Not posting in AIBU as I know damn well I'm being unreasonable because I could just choose not to read them. But somehow I feel compelled to, even knowing how wrist-gnawingly banal, patronising and superficial they've been every time I've come across a book that has them, and how they'll potentially spoil whatever last impressions and thoughts the book left me with, by making me feel like I'm back at junior school answering comprehension questions.
When I say "patronising", just one example: a question at the end of a book I just finished instructed the reader to look up the definitions of a couple of words which were used in the book as names for particular tech widgets, and then think about why those words might have been chosen. Cause it definitely wouldn't have occurred to me to look them up myself before answering the question, if I didn't happen to know. (Which I did, because it was "flotsam" and "jetsam", which might not be the kind of thing you can just assume someone will have happened to come across, but it's not some arcane terminology beyond the ken of any common reader.)

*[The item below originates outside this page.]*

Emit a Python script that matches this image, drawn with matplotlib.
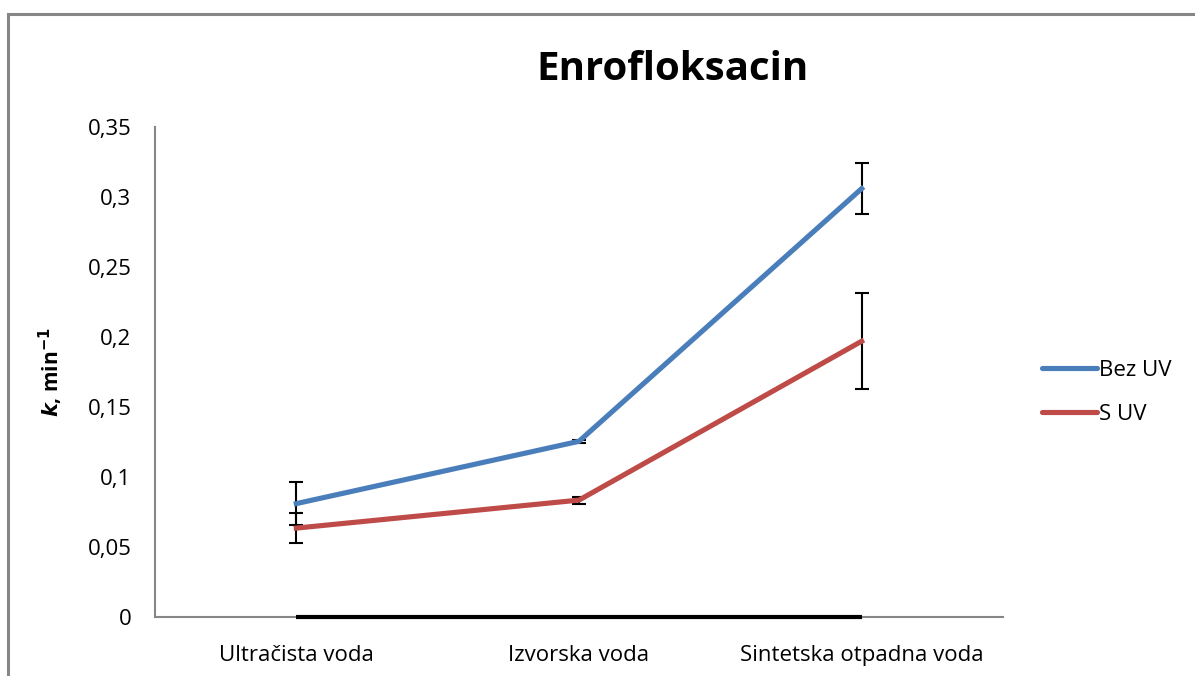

And… well, every time I come across these crappy book club questions at the end of a book, even something I enjoyed or thought was interesting or clever or elegant, somehow my brain immediately tries to bump it across into an "okay so basically like Jodi Picoult then" category, because that's where I first came across them. Just having book club questions there does something strange to my perception of genre, quality etc. even when I've just read the bloody thing.
Does anyone else hate these questions/suggested discussion topics, but find themselves unable to stop reading when the book ends?